PROBLEM DESCRIPTION: Give every line again exactly as it appears, please, but not the pictures.

EXTRACTED MATERIAL:
'''
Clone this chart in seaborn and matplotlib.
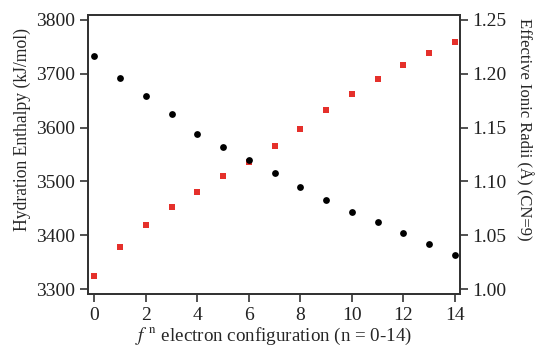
import numpy as np
import pandas as pd
import matplotlib
matplotlib.use("Agg")
import matplotlib.pyplot as plt
import seaborn as sns

sns.set_style("white")
plt.rcParams['font.family'] = ['Liberation Serif', 'DejaVu Serif']
plt.rcParams['mathtext.fontset'] = 'stix'

n_config = list(range(15))
hydration_enthalpy = [3732, 3692, 3658, 3625, 3588, 3563, 3539, 3515, 3490,
                      3465, 3444, 3425, 3404, 3384, 3364]
ionic_radii = [1.012, 1.039, 1.060, 1.076, 1.090, 1.105, 1.118, 1.133, 1.149,
               1.166, 1.181, 1.195, 1.208, 1.2195, 1.229]
x_ticks = [0, 2, 4, 6, 8, 10, 12, 14]
left_ticks = [3300, 3400, 3500, 3600, 3700, 3800]
right_ticks = [1.00, 1.05, 1.10, 1.15, 1.20, 1.25]

df = pd.DataFrame({"n": n_config, "H": hydration_enthalpy, "R": ionic_radii})

fig = plt.figure(figsize=(5.36, 3.56), dpi=100)
ax = fig.add_axes([0.164, 0.174, 0.694, 0.784])
ax2 = ax.twinx()

sns.scatterplot(data=df, x="n", y="R", ax=ax2, marker="s", color="#e5302b",
                s=22, linewidth=0, zorder=3)
sns.scatterplot(data=df, x="n", y="H", ax=ax, marker="o", color="black",
                s=24, linewidth=0, zorder=3)

ax.set_zorder(ax2.get_zorder() + 1)
ax.patch.set_visible(False)

ax.set_xlim(-0.25, 14.2)
ax.set_ylim(3291, 3809)
ax2.set_ylim(0.9955, 1.2545)

ax.set_xticks(x_ticks)
ax.set_yticks(left_ticks)
ax2.set_yticks(right_ticks)
ax2.set_yticklabels([f"{v:.2f}" for v in right_ticks])

ax.set_xlabel(r"$f^{\ \mathrm{n}}$ electron configuration (n = 0-14)", fontsize=13.7, labelpad=2)
ax.set_ylabel("Hydration Enthalpy (kJ/mol)", fontsize=12.7)
ax2.set_ylabel("Effective Ionic Radii (Å) (CN=9)", fontsize=12, rotation=270)
ax.yaxis.set_label_coords(-0.177, 0.59)
ax2.yaxis.set_label_coords(1.172, 0.59)
for lab in (ax.yaxis.label, ax2.yaxis.label):
    lab.set_va("center")
    lab.set_ha("center")

for a in (ax, ax2):
    for sp in a.spines.values():
        sp.set_color("#333333")
        sp.set_linewidth(1.3)
    a.tick_params(direction="out", length=6, width=1.2, color="#333333",
                  labelsize=14, labelcolor="#222222", pad=3)
ax.tick_params(axis="x", bottom=True, top=False)
ax.tick_params(axis="y", left=True, right=False)
ax2.tick_params(axis="y", right=True, left=False)

fig.savefig("out.png", dpi=100, facecolor="white")
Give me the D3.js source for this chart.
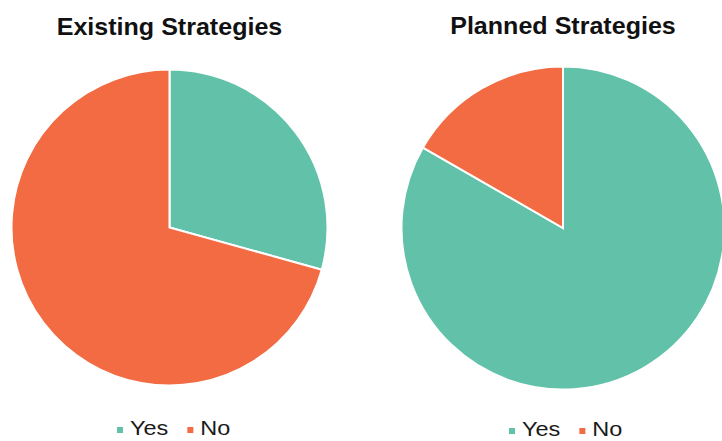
<!DOCTYPE html>
<html>
<head>
<meta charset="utf-8">
<script src="https://cdn.jsdelivr.net/npm/d3@7"></script>
<style>
  body { margin: 0; background: #fff; }
  text { font-family: "Liberation Sans", Arial, sans-serif; }
</style>
</head>
<body>
<svg id="chart"></svg>
<script>
// data (percent)
const categories = ["Yes", "No"];
const existingValues = [29.3, 70.7];
const plannedValues = [83.3, 16.7];
const titles = ["Existing Strategies", "Planned Strategies"];

const colors = ["#62c2a9", "#f26b43"];

const width = 722, height = 441;
const svg = d3.select("#chart").attr("width", width).attr("height", height);

const color = d3.scaleOrdinal().domain(categories).range(colors);

const panels = [
    {title: titles[0], values: existingValues, cx: 169.5, cy: 227.5, r: 158, titleY: 35, legendX: 117, legendY: 435},
    {title: titles[1], values: plannedValues, cx: 563, cy: 228, r: 161.5, titleY: 33.5, legendX: 509, legendY: 436}
];

const pie = d3.pie().sort(null).value(d => d.value);

panels.forEach(p => {
    const g = svg.append("g").attr("transform", `translate(${p.cx},${p.cy})`);
    const arc = d3.arc().innerRadius(0).outerRadius(p.r);
    const rows = categories.map((c, i) => ({key: c, value: p.values[i]}));

    g.selectAll("path")
        .data(pie(rows))
        .join("path")
        .attr("d", arc)
        .attr("fill", d => color(d.data.key))
        .attr("stroke", "#fff")
        .attr("stroke-width", 2);

    // title, a bit wider than Liberation Sans
    svg.append("text")
        .attr("transform", `translate(${p.cx},${p.titleY}) scale(1.09,1)`)
        .attr("text-anchor", "middle")
        .attr("font-size", 23)
        .attr("font-weight", "bold")
        .attr("fill", "#111")
        .text(p.title);

    // legend
    const leg = svg.append("g").attr("transform", `translate(${p.legendX},${p.legendY})`);
    let x = 0;
    categories.forEach(c => {
        leg.append("rect")
            .attr("x", x)
            .attr("y", -8)
            .attr("width", 6)
            .attr("height", 6)
            .attr("fill", color(c));
        const t = leg.append("text")
            .attr("transform", `translate(${x + 13},0) scale(1.12,1)`)
            .attr("font-size", 21)
            .attr("fill", "#1a1a1a")
            .text(c);
        x += 13 + t.node().getComputedTextLength() * 1.12 + 19;
    });
});
</script>
</body>
</html>
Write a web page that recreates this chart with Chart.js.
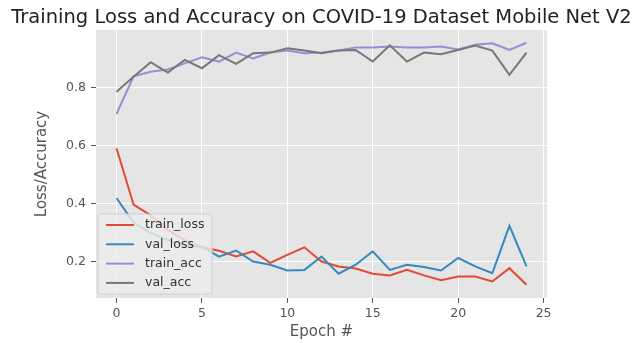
'''
OUTPUT FOR THIS EXERCISE:
Clone this chart in seaborn and matplotlib.
import numpy as np
import pandas as pd
import matplotlib
matplotlib.use("Agg")
import matplotlib.pyplot as plt
import seaborn as sns

sns.set_style("white")
plt.rcParams['font.family'] = ['Liberation Serif', 'DejaVu Serif']
plt.rcParams['mathtext.fontset'] = 'stix'

n_config = list(range(15))
hydration_enthalpy = [3732, 3692, 3658, 3625, 3588, 3563, 3539, 3515, 3490,
                      3465, 3444, 3425, 3404, 3384, 3364]
ionic_radii = [1.012, 1.039, 1.060, 1.076, 1.090, 1.105, 1.118, 1.133, 1.149,
               1.166, 1.181, 1.195, 1.208, 1.2195, 1.229]
x_ticks = [0, 2, 4, 6, 8, 10, 12, 14]
left_ticks = [3300, 3400, 3500, 3600, 3700, 3800]
right_ticks = [1.00, 1.05, 1.10, 1.15, 1.20, 1.25]

df = pd.DataFrame({"n": n_config, "H": hydration_enthalpy, "R": ionic_radii})

fig = plt.figure(figsize=(5.36, 3.56), dpi=100)
ax = fig.add_axes([0.164, 0.174, 0.694, 0.784])
ax2 = ax.twinx()

sns.scatterplot(data=df, x="n", y="R", ax=ax2, marker="s", color="#e5302b",
                s=22, linewidth=0, zorder=3)
sns.scatterplot(data=df, x="n", y="H", ax=ax, marker="o", color="black",
                s=24, linewidth=0, zorder=3)

ax.set_zorder(ax2.get_zorder() + 1)
ax.patch.set_visible(False)

ax.set_xlim(-0.25, 14.2)
ax.set_ylim(3291, 3809)
ax2.set_ylim(0.9955, 1.2545)

ax.set_xticks(x_ticks)
ax.set_yticks(left_ticks)
ax2.set_yticks(right_ticks)
ax2.set_yticklabels([f"{v:.2f}" for v in right_ticks])

ax.set_xlabel(r"$f^{\ \mathrm{n}}$ electron configuration (n = 0-14)", fontsize=13.7, labelpad=2)
ax.set_ylabel("Hydration Enthalpy (kJ/mol)", fontsize=12.7)
ax2.set_ylabel("Effective Ionic Radii (Å) (CN=9)", fontsize=12, rotation=270)
ax.yaxis.set_label_coords(-0.177, 0.59)
ax2.yaxis.set_label_coords(1.172, 0.59)
for lab in (ax.yaxis.label, ax2.yaxis.label):
    lab.set_va("center")
    lab.set_ha("center")

for a in (ax, ax2):
    for sp in a.spines.values():
        sp.set_color("#333333")
        sp.set_linewidth(1.3)
    a.tick_params(direction="out", length=6, width=1.2, color="#333333",
                  labelsize=14, labelcolor="#222222", pad=3)
ax.tick_params(axis="x", bottom=True, top=False)
ax.tick_params(axis="y", left=True, right=False)
ax2.tick_params(axis="y", right=True, left=False)

fig.savefig("out.png", dpi=100, facecolor="white")
Give me the D3.js source for this chart.
<!DOCTYPE html>
<html>
<head>
<meta charset="utf-8">
<script src="https://cdn.jsdelivr.net/npm/d3@7"></script>
<style>
  body { margin: 0; background: #fff; }
  text { font-family: "Liberation Sans", Arial, sans-serif; }
</style>
</head>
<body>
<svg id="chart"></svg>
<script>
// data (percent)
const categories = ["Yes", "No"];
const existingValues = [29.3, 70.7];
const plannedValues = [83.3, 16.7];
const titles = ["Existing Strategies", "Planned Strategies"];

const colors = ["#62c2a9", "#f26b43"];

const width = 722, height = 441;
const svg = d3.select("#chart").attr("width", width).attr("height", height);

const color = d3.scaleOrdinal().domain(categories).range(colors);

const panels = [
    {title: titles[0], values: existingValues, cx: 169.5, cy: 227.5, r: 158, titleY: 35, legendX: 117, legendY: 435},
    {title: titles[1], values: plannedValues, cx: 563, cy: 228, r: 161.5, titleY: 33.5, legendX: 509, legendY: 436}
];

const pie = d3.pie().sort(null).value(d => d.value);

panels.forEach(p => {
    const g = svg.append("g").attr("transform", `translate(${p.cx},${p.cy})`);
    const arc = d3.arc().innerRadius(0).outerRadius(p.r);
    const rows = categories.map((c, i) => ({key: c, value: p.values[i]}));

    g.selectAll("path")
        .data(pie(rows))
        .join("path")
        .attr("d", arc)
        .attr("fill", d => color(d.data.key))
        .attr("stroke", "#fff")
        .attr("stroke-width", 2);

    // title, a bit wider than Liberation Sans
    svg.append("text")
        .attr("transform", `translate(${p.cx},${p.titleY}) scale(1.09,1)`)
        .attr("text-anchor", "middle")
        .attr("font-size", 23)
        .attr("font-weight", "bold")
        .attr("fill", "#111")
        .text(p.title);

    // legend
    const leg = svg.append("g").attr("transform", `translate(${p.legendX},${p.legendY})`);
    let x = 0;
    categories.forEach(c => {
        leg.append("rect")
            .attr("x", x)
            .attr("y", -8)
            .attr("width", 6)
            .attr("height", 6)
            .attr("fill", color(c));
        const t = leg.append("text")
            .attr("transform", `translate(${x + 13},0) scale(1.12,1)`)
            .attr("font-size", 21)
            .attr("fill", "#1a1a1a")
            .text(c);
        x += 13 + t.node().getComputedTextLength() * 1.12 + 19;
    });
});
</script>
</body>
</html>
Write a web page that recreates this chart with Chart.js.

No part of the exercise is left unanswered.